I’m sure some variant of the Grothendieck construction can be applied to create string inverses, both additive and multiplicative. Sooner or later we’ll end up with a free module of strings over the integers, hopefully with a countable set of generators.

1 Like

Programming languages are full of notation that was initially pretty arbitrary, it’s just that we got used to it over decades.

It’s nice if operators have some internal consistency and/or resemblance to a familiar notation, but that is just one aspect. Brevity, clarity, etc are also important.

Since Julia is primarily not a string-processing language, I am not sure we should introduce operators for a lot of string-related API. Sure, * is fine, arguably ^ is useful too, but after that, diminishing returns kick in. Packages can do /, \, ++, //, in their own namespace if necessary for DSLs, while Base and the standard libraries can just expose functions that have no operator equivalent.

1 Like

I imagine you may well be thinking of the (dormant, but not forgotten/abandoned) thread Designing a Paths Julep, but in case you or any interested readers have forgotten, that’s exactly what I’m proposing there :slight_smile:

Another upside of this sort of approach is that based on whether a $string or $path is being interpolated, you can catch and handle unsafe input like:

# from reading config/user input/etc.
untrusted_file = "../../../../../../etc/passwd"
read_path = path"user_content/$untrusted_file"
                            # ^ interpolation error thrown

Eh, IEEE floats may muddy the waters, but + is the Abelian group operator. Just because it’s not perfectly adhered to is no reason to abandon convention.
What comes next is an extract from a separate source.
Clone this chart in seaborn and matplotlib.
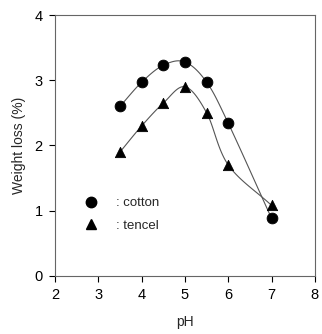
import numpy as np
import pandas as pd
import matplotlib
matplotlib.use("Agg")
import matplotlib.pyplot as plt
import seaborn as sns
from matplotlib.lines import Line2D

ph_cotton = [3.5, 4.0, 4.5, 5.0, 5.5, 6.0, 7.0]
loss_cotton = [2.60, 2.97, 3.23, 3.28, 2.97, 2.34, 0.88]
ph_tencel = [3.5, 4.0, 4.5, 5.0, 5.5, 6.0, 7.0]
loss_tencel = [1.90, 2.30, 2.65, 2.90, 2.50, 1.70, 1.08]
x_ticks = [2, 3, 4, 5, 6, 7, 8]
y_ticks = [0, 1, 2, 3, 4]

sns.set_style("white")
plt.rcParams['font.family'] = ['Liberation Sans', 'DejaVu Sans']

fig = plt.figure(figsize=(3.22, 3.34), dpi=100)
ax = fig.add_axes([0.171, 0.174, 0.807, 0.781])

def smooth(x, y, n=20):
    # Catmull-Rom spline through the data points (line drawing only)
    x = np.asarray(x, float); y = np.asarray(y, float)
    P = np.column_stack([x, y])
    P = np.vstack([2 * P[0] - P[1], P, 2 * P[-1] - P[-2]])
    out = []
    for i in range(1, len(P) - 2):
        p0, p1, p2, p3 = P[i - 1], P[i], P[i + 1], P[i + 2]
        t = np.linspace(0, 1, n, endpoint=False)[:, None]
        pts = 0.5 * ((2 * p1) + (-p0 + p2) * t + (2 * p0 - 5 * p1 + 4 * p2 - p3) * t ** 2
                     + (-p0 + 3 * p1 - 3 * p2 + p3) * t ** 3)
        out.append(pts)
    out.append(P[-2][None, :])
    out = np.vstack(out)
    return out[:, 0], out[:, 1]

for xs, ys in [(ph_cotton, loss_cotton), (ph_tencel, loss_tencel)]:
    sx, sy = smooth(xs, ys)
    ax.plot(sx, sy, color='#555555', lw=0.8, zorder=1)

df_c = pd.DataFrame({'pH': ph_cotton, 'loss': loss_cotton})
df_t = pd.DataFrame({'pH': ph_tencel, 'loss': loss_tencel})
sns.scatterplot(data=df_c, x='pH', y='loss', ax=ax, marker='o', color='black', s=60,
                edgecolor='black', zorder=3)
sns.scatterplot(data=df_t, x='pH', y='loss', ax=ax, marker='^', color='black', s=55,
                edgecolor='black', zorder=3)

ax.set_xlim(2, 8)
ax.set_ylim(0, 4)
ax.set_xticks(x_ticks)
ax.set_yticks(y_ticks)
ax.tick_params(direction='out', length=4, width=0.8, labelsize=10.5, colors='black',
               bottom=True, left=True, pad=5)
for s in ax.spines.values():
    s.set_color('#666666')
    s.set_linewidth(0.8)
ax.set_xlabel('pH', fontsize=10, labelpad=9)
ax.set_ylabel('Weight loss (%)', fontsize=10, labelpad=6)

handles = [Line2D([], [], ls='none', marker='o', color='black', markersize=7.5),
           Line2D([], [], ls='none', marker='^', color='black', markersize=7.5)]
ax.legend(handles, [': cotton', ': tencel'], loc='center left', bbox_to_anchor=(0.04, 0.235),
          frameon=False, fontsize=9.5, handletextpad=0.9, labelspacing=0.8)

fig.savefig('out.png', dpi=100)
That said, I do see the confusion around *, and I think there’s a solid argument that instead of picking between punning addition/multiplication it would be sensible to dedicate an operator to the concatenation of containery-types (vectors, strings, etc.) like ++. Until Julia 2.0 though, we’ll just have to live with the status quo, and this niggle is fairly low my list of breaking changes I wish we could make.

1 Like

I’m not sure we want that. Containers aren’t all sequences, so concatenation can work really differently. Multidimensional arrays have special array literal syntax backed by vect/hcat/vcat/hvcat, and that doesn’t concatenate input strings (and non-AbstractArrays) because we really want to write strings as separate elements. We often want to write AbstractArrays as separate elements, too, which requires seemingly superfluous brackets. As for sequences, concatenation may not even be useful enough to warrant implementation: [(1:2);(4:5)] cannot be another inlinable UnitRange, so [(1:2);(3,4)] should not be either for type stability.

We also wouldn’t need to invent a new syntax for strings, we already have string interpolation. "$(a)b$(c)d" is just a more flexible alternative to a * "b" * c * "d" lowering right to string instead of *.